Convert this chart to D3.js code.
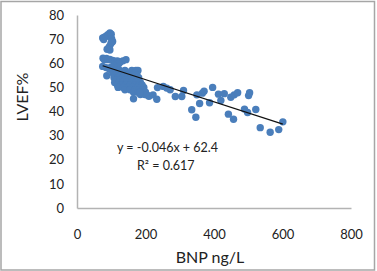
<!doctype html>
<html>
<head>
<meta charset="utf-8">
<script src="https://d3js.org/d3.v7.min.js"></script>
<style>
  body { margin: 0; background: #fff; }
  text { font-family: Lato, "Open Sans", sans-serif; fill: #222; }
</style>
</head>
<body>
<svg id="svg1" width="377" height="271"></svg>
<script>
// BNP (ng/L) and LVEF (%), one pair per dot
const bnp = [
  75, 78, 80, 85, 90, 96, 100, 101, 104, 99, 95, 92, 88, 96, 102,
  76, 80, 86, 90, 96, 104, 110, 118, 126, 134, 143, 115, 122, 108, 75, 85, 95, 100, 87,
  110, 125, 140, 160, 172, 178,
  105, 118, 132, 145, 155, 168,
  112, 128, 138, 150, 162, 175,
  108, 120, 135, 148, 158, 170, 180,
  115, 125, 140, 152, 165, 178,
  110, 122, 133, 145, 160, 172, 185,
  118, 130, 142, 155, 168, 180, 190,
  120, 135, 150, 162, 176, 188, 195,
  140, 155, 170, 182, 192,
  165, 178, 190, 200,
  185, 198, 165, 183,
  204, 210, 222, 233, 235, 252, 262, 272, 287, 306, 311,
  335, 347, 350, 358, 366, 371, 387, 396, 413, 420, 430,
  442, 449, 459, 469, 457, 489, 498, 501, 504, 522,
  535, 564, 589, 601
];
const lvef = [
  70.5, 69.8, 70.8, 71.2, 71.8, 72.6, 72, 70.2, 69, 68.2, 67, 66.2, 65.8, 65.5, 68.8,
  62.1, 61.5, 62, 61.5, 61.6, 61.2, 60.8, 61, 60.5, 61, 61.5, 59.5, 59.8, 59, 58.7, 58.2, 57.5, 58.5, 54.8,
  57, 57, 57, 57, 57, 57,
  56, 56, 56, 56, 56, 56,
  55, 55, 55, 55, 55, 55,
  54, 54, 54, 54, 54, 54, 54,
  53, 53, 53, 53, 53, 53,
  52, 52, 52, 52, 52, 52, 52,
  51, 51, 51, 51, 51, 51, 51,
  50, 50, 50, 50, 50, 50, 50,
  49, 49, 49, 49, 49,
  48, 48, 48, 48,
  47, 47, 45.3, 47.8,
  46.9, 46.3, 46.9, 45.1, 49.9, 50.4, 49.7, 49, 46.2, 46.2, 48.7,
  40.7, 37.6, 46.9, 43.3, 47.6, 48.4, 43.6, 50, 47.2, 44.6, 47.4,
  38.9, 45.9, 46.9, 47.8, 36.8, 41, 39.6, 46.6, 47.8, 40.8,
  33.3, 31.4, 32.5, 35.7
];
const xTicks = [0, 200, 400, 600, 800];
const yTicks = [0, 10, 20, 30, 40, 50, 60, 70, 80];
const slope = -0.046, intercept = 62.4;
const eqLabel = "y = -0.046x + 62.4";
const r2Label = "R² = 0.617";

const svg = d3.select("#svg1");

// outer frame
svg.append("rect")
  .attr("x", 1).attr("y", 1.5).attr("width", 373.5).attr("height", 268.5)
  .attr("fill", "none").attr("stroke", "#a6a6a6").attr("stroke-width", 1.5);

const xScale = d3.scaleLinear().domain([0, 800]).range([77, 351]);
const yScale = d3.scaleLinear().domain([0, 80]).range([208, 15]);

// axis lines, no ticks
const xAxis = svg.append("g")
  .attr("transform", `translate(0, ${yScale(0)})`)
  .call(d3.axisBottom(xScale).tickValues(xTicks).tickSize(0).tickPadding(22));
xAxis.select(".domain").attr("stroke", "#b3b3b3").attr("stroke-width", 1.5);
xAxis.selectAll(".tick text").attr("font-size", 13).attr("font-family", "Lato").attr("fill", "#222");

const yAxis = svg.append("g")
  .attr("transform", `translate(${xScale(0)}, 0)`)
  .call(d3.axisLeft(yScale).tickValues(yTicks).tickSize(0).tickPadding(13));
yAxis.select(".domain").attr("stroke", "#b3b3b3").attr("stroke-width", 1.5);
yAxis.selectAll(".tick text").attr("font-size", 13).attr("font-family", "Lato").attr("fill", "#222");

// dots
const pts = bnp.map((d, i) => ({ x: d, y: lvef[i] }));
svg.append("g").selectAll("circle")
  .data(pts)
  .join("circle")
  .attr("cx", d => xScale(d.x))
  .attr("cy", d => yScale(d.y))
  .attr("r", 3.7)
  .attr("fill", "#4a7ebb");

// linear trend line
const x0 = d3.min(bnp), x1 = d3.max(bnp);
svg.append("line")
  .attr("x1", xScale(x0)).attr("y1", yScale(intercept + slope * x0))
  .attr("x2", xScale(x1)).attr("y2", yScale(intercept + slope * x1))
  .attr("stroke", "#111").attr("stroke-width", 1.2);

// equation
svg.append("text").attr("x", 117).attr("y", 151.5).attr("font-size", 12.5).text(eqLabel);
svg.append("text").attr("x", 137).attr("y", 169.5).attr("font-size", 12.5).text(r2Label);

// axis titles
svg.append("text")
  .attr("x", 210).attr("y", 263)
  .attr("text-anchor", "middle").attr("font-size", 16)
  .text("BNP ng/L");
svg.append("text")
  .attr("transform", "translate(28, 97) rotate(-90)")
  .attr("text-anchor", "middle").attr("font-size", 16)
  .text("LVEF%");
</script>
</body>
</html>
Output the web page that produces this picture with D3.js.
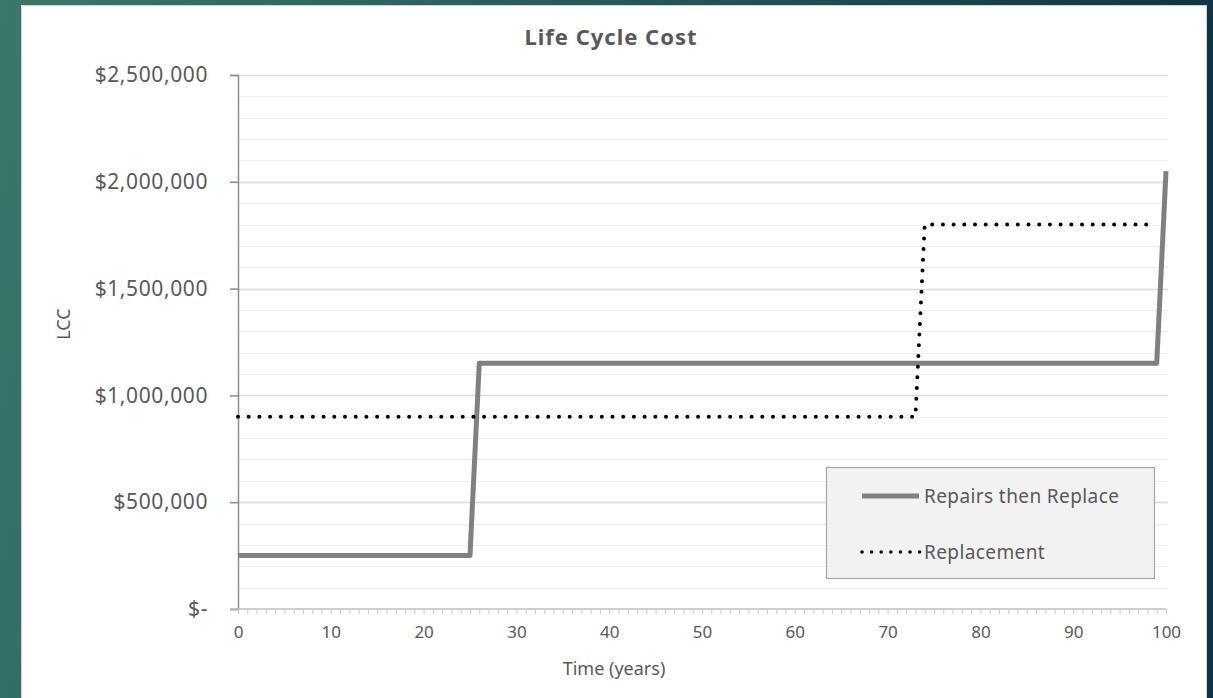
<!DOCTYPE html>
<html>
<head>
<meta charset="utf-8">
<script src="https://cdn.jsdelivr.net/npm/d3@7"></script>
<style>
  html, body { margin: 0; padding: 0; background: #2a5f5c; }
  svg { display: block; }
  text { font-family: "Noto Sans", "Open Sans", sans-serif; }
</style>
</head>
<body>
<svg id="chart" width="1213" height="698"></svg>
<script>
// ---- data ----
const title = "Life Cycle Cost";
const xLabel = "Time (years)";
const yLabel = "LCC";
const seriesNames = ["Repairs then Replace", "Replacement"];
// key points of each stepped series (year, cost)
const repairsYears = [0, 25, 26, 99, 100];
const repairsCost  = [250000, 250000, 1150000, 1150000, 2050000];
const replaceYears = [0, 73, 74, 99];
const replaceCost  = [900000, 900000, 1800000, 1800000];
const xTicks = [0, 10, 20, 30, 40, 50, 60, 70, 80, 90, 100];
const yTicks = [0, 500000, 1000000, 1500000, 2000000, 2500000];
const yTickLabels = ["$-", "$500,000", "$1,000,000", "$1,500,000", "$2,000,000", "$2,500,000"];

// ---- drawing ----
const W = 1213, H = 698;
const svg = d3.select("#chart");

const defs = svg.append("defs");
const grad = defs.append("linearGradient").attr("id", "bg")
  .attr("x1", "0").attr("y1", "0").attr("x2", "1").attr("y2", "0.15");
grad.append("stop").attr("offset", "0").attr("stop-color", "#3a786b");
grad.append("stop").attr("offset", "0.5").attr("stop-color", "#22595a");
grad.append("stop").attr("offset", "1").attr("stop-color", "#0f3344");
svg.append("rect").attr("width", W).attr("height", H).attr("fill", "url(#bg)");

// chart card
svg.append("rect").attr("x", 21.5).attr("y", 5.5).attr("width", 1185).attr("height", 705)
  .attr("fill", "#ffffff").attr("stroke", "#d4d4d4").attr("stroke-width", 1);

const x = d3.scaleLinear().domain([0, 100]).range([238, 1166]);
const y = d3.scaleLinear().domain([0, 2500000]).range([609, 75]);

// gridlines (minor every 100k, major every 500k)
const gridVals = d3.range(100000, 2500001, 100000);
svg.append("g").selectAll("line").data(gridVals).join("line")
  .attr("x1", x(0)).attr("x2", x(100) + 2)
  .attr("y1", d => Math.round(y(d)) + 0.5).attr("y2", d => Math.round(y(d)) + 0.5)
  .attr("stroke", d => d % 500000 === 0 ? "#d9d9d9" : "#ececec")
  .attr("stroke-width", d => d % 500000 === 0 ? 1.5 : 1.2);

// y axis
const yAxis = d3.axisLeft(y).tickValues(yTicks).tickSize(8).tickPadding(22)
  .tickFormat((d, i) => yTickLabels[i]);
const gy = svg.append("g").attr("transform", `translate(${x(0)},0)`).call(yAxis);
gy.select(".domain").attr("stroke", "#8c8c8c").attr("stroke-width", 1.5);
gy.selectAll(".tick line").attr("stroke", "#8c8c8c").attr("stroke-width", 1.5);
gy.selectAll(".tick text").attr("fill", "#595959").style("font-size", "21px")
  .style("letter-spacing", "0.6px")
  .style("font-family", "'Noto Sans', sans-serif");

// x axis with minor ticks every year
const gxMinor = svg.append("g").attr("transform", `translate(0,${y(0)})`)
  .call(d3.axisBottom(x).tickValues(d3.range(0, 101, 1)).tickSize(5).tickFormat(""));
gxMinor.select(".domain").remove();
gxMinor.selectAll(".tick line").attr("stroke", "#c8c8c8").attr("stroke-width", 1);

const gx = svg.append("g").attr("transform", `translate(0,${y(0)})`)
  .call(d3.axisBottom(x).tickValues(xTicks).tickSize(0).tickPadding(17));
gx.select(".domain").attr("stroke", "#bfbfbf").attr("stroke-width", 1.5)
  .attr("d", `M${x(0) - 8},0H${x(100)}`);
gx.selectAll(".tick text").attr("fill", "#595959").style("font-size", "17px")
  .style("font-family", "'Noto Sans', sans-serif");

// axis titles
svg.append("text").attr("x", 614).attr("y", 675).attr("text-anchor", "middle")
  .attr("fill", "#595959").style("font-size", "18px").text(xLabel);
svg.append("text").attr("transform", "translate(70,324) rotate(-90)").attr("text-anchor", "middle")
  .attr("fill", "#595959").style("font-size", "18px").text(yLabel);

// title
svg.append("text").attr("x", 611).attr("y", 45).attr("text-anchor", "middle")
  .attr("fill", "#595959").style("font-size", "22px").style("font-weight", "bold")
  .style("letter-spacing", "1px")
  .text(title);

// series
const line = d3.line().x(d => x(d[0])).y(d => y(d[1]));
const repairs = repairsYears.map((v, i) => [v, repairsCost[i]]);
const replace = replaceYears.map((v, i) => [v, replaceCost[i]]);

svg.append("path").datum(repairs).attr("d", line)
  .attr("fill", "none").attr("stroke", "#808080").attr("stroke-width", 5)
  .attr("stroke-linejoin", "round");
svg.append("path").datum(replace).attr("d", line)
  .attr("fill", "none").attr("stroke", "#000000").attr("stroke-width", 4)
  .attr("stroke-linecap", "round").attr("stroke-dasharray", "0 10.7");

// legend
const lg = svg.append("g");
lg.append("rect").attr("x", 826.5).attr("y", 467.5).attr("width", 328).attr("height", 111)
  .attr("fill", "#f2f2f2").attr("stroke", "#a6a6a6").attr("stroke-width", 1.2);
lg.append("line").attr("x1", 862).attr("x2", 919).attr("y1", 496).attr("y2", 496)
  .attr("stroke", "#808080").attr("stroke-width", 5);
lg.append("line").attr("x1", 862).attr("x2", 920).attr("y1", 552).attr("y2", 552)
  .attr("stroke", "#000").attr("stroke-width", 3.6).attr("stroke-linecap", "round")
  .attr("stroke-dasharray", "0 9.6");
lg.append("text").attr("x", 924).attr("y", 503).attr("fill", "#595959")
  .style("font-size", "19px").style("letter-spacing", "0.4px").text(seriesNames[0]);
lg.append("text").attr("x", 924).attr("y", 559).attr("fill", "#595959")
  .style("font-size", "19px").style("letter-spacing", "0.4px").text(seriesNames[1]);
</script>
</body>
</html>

▸ The exercise: Take every line from the data that contains the word "picture".

▸ Correct response:
Output the web page that produces this picture with D3.js.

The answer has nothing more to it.